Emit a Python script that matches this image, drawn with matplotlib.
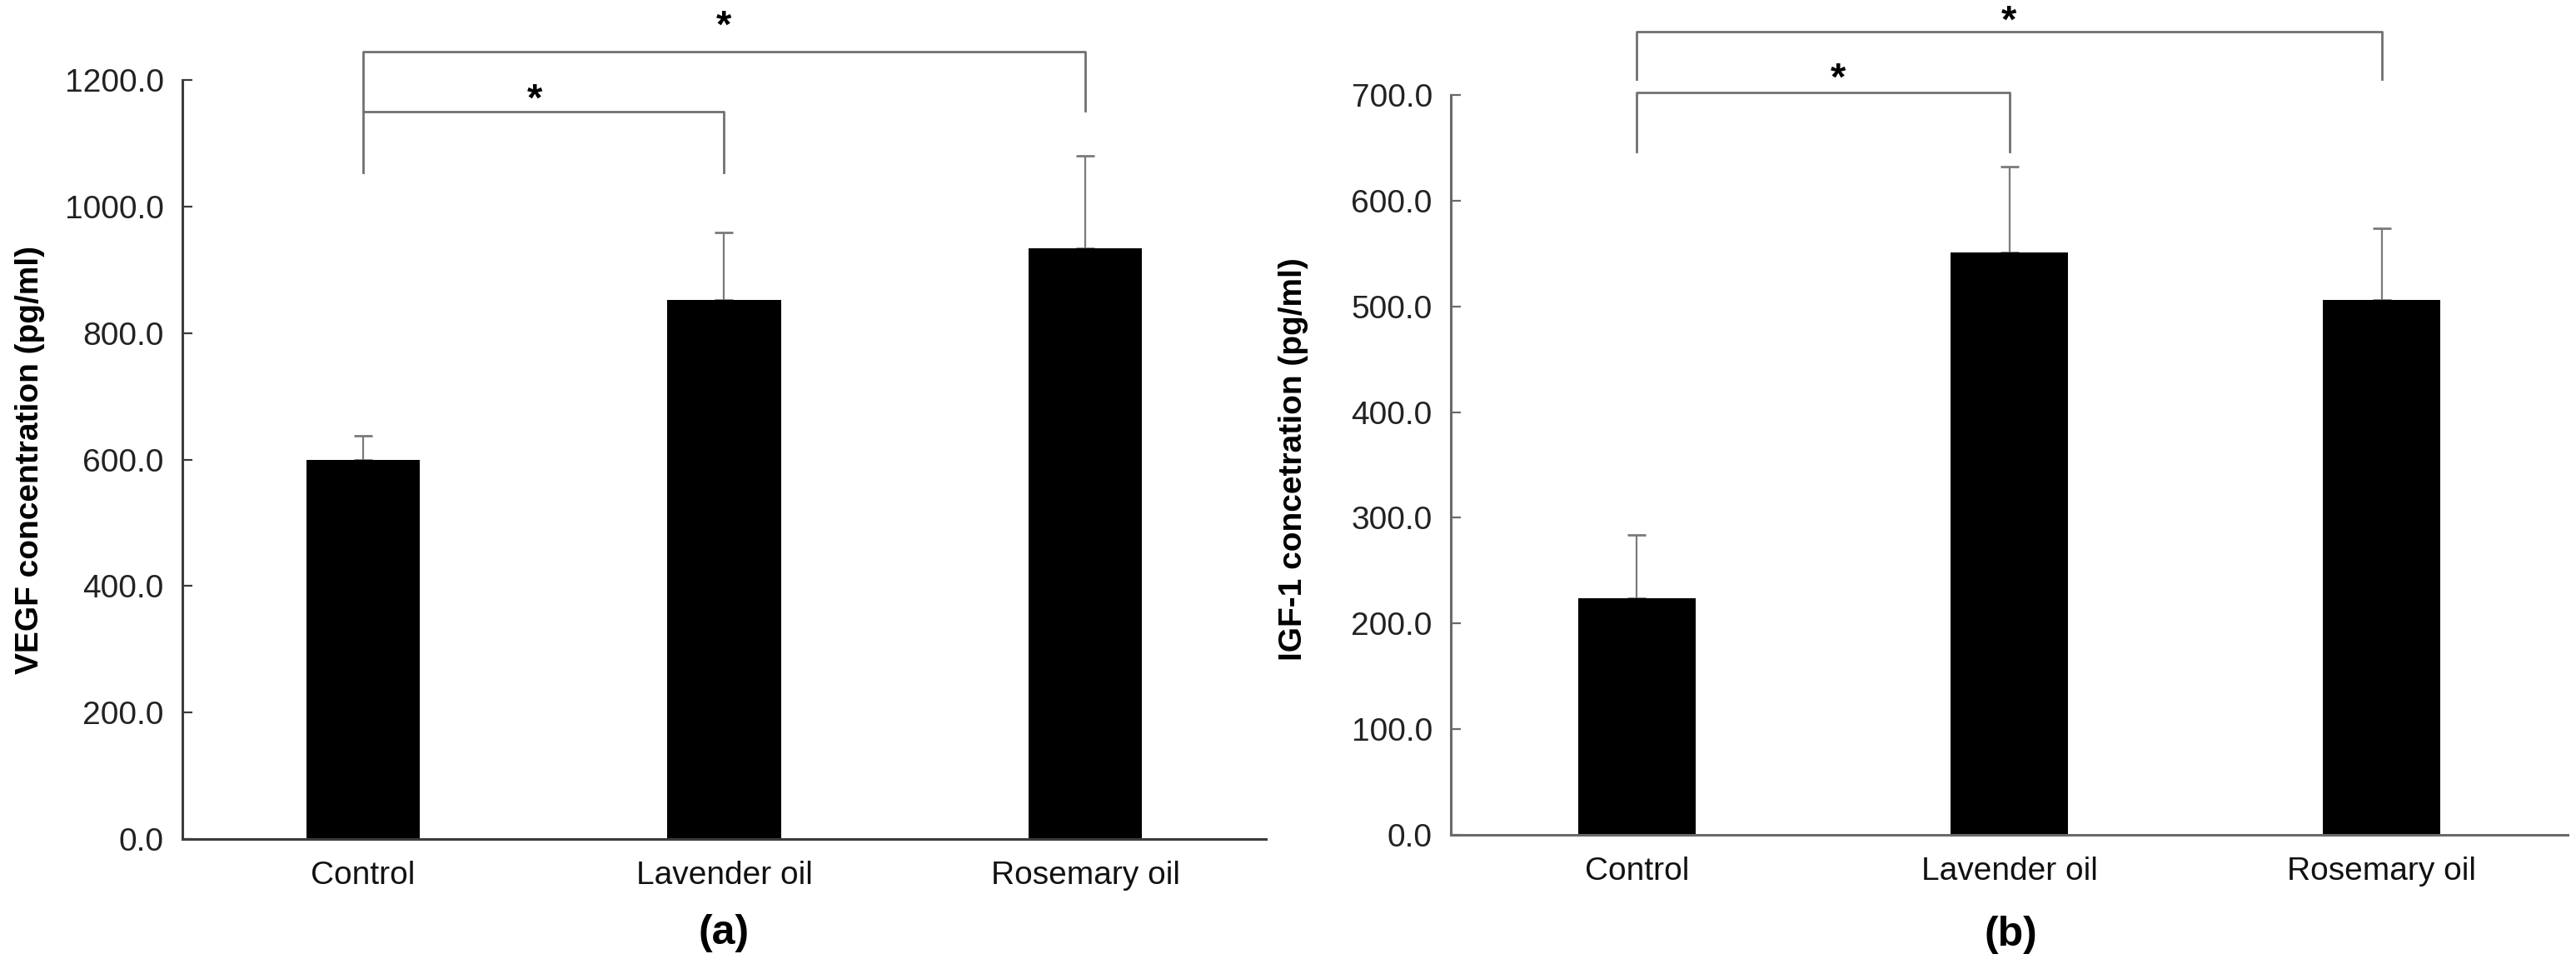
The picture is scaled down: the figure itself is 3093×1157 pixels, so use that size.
import matplotlib.pyplot as plt
import numpy as np

plt.rcParams['font.family'] = ['Liberation Sans', 'DejaVu Sans']

groups = ["Control", "Lavender oil", "Rosemary oil"]

vegf_mean = [599, 852, 934]
vegf_err = [38, 107, 146]

igf_mean = [224, 551, 506]
igf_err = [60, 81, 68]

x = np.arange(len(groups))

fig = plt.figure(figsize=(30.93, 11.57), dpi=100)
ax1 = fig.add_axes([0.0708, 0.1296, 0.4206, 0.7874])
ax2 = fig.add_axes([0.5632, 0.1340, 0.4336, 0.7675])


def style_axis(ax, means, errs, ymax, step, spine_color):
    ax.bar(x, means, width=0.315, color="black", zorder=2)
    ax.errorbar(x, means, yerr=[[0] * len(x), errs], fmt="none",
                ecolor="#7a7a7a", elinewidth=1.6, capsize=8, capthick=2,
                zorder=1)
    ax.set_xlim(-0.5, 2.5)
    ax.set_ylim(0, ymax)
    ax.set_yticks(np.arange(0, ymax + 1, step))
    ax.set_yticklabels([f"{v:.1f}" for v in np.arange(0, ymax + 1, step)])
    ax.set_xticks(x)
    ax.set_xticklabels(groups)
    for s in ["top", "right"]:
        ax.spines[s].set_visible(False)
    for s in ["left", "bottom"]:
        ax.spines[s].set_color(spine_color)
        ax.spines[s].set_linewidth(2.2)
    ax.tick_params(axis="y", direction="in", length=8.6, width=1.6,
                   color=spine_color, labelsize=28, pad=16,
                   labelcolor="#222222")
    ax.tick_params(axis="x", length=0, labelsize=28, pad=19,
                   labelcolor="#111111")


style_axis(ax1, vegf_mean, vegf_err, 1200, 200, "#3c3c3c")
style_axis(ax2, igf_mean, igf_err, 700, 100, "#6a6a6a")

ax1.set_ylabel("VEGF concentration (pg/ml)", fontsize=28, fontweight="bold")
ax1.yaxis.label.set_va("center")
ax1.yaxis.set_label_coords(-0.1407, 0.5)
ax2.set_ylabel("IGF-1 concetration (pg/ml)", fontsize=28, fontweight="bold")
ax2.yaxis.label.set_va("center")
ax2.yaxis.set_label_coords(-0.141, 0.508)

# significance brackets
bcol = "#707070"
ax1.plot([0, 0, 1, 1], [1054, 1150, 1150, 1054], color=bcol, lw=2, clip_on=False)
ax1.plot([0, 0, 2, 2], [1150, 1245, 1245, 1151], color=bcol, lw=2, clip_on=False)
ax1.text(0.475, 1167, "*", ha="center", va="center", fontsize=34,
         fontweight="bold", clip_on=False)
ax1.text(1.0, 1283, "*", ha="center", va="center", fontsize=34,
         fontweight="bold", clip_on=False)

ax2.plot([0, 0, 1, 1], [646, 702, 702, 646], color=bcol, lw=2, clip_on=False)
ax2.plot([0, 0, 2, 2], [715, 760, 760, 715], color=bcol, lw=2, clip_on=False)
ax2.text(0.54, 714, "*", ha="center", va="center", fontsize=34,
         fontweight="bold", clip_on=False)
ax2.text(1.0, 769, "*", ha="center", va="center", fontsize=34,
         fontweight="bold", clip_on=False)

fig.text(869 / 3093, 1 - 1120 / 1157, "(a)", ha="center", va="center",
         fontsize=36, fontweight="bold")
fig.text(2414 / 3093, 1 - 1122 / 1157, "(b)", ha="center", va="center",
         fontsize=36, fontweight="bold")

fig.savefig("out.png", dpi=100)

=======

Set task: Leave out the pictures and copy the rest of the material above exactly.

Response below:
Emit a Python script that matches this image, drawn with matplotlib.
The picture is scaled down: the figure itself is 3093×1157 pixels, so use that size.
import matplotlib.pyplot as plt
import numpy as np

plt.rcParams['font.family'] = ['Liberation Sans', 'DejaVu Sans']

groups = ["Control", "Lavender oil", "Rosemary oil"]

vegf_mean = [599, 852, 934]
vegf_err = [38, 107, 146]

igf_mean = [224, 551, 506]
igf_err = [60, 81, 68]

x = np.arange(len(groups))

fig = plt.figure(figsize=(30.93, 11.57), dpi=100)
ax1 = fig.add_axes([0.0708, 0.1296, 0.4206, 0.7874])
ax2 = fig.add_axes([0.5632, 0.1340, 0.4336, 0.7675])


def style_axis(ax, means, errs, ymax, step, spine_color):
    ax.bar(x, means, width=0.315, color="black", zorder=2)
    ax.errorbar(x, means, yerr=[[0] * len(x), errs], fmt="none",
                ecolor="#7a7a7a", elinewidth=1.6, capsize=8, capthick=2,
                zorder=1)
    ax.set_xlim(-0.5, 2.5)
    ax.set_ylim(0, ymax)
    ax.set_yticks(np.arange(0, ymax + 1, step))
    ax.set_yticklabels([f"{v:.1f}" for v in np.arange(0, ymax + 1, step)])
    ax.set_xticks(x)
    ax.set_xticklabels(groups)
    for s in ["top", "right"]:
        ax.spines[s].set_visible(False)
    for s in ["left", "bottom"]:
        ax.spines[s].set_color(spine_color)
        ax.spines[s].set_linewidth(2.2)
    ax.tick_params(axis="y", direction="in", length=8.6, width=1.6,
                   color=spine_color, labelsize=28, pad=16,
                   labelcolor="#222222")
    ax.tick_params(axis="x", length=0, labelsize=28, pad=19,
                   labelcolor="#111111")


style_axis(ax1, vegf_mean, vegf_err, 1200, 200, "#3c3c3c")
style_axis(ax2, igf_mean, igf_err, 700, 100, "#6a6a6a")

ax1.set_ylabel("VEGF concentration (pg/ml)", fontsize=28, fontweight="bold")
ax1.yaxis.label.set_va("center")
ax1.yaxis.set_label_coords(-0.1407, 0.5)
ax2.set_ylabel("IGF-1 concetration (pg/ml)", fontsize=28, fontweight="bold")
ax2.yaxis.label.set_va("center")
ax2.yaxis.set_label_coords(-0.141, 0.508)

# significance brackets
bcol = "#707070"
ax1.plot([0, 0, 1, 1], [1054, 1150, 1150, 1054], color=bcol, lw=2, clip_on=False)
ax1.plot([0, 0, 2, 2], [1150, 1245, 1245, 1151], color=bcol, lw=2, clip_on=False)
ax1.text(0.475, 1167, "*", ha="center", va="center", fontsize=34,
         fontweight="bold", clip_on=False)
ax1.text(1.0, 1283, "*", ha="center", va="center", fontsize=34,
         fontweight="bold", clip_on=False)

ax2.plot([0, 0, 1, 1], [646, 702, 702, 646], color=bcol, lw=2, clip_on=False)
ax2.plot([0, 0, 2, 2], [715, 760, 760, 715], color=bcol, lw=2, clip_on=False)
ax2.text(0.54, 714, "*", ha="center", va="center", fontsize=34,
         fontweight="bold", clip_on=False)
ax2.text(1.0, 769, "*", ha="center", va="center", fontsize=34,
         fontweight="bold", clip_on=False)

fig.text(869 / 3093, 1 - 1120 / 1157, "(a)", ha="center", va="center",
         fontsize=36, fontweight="bold")
fig.text(2414 / 3093, 1 - 1122 / 1157, "(b)", ha="center", va="center",
         fontsize=36, fontweight="bold")

fig.savefig("out.png", dpi=100)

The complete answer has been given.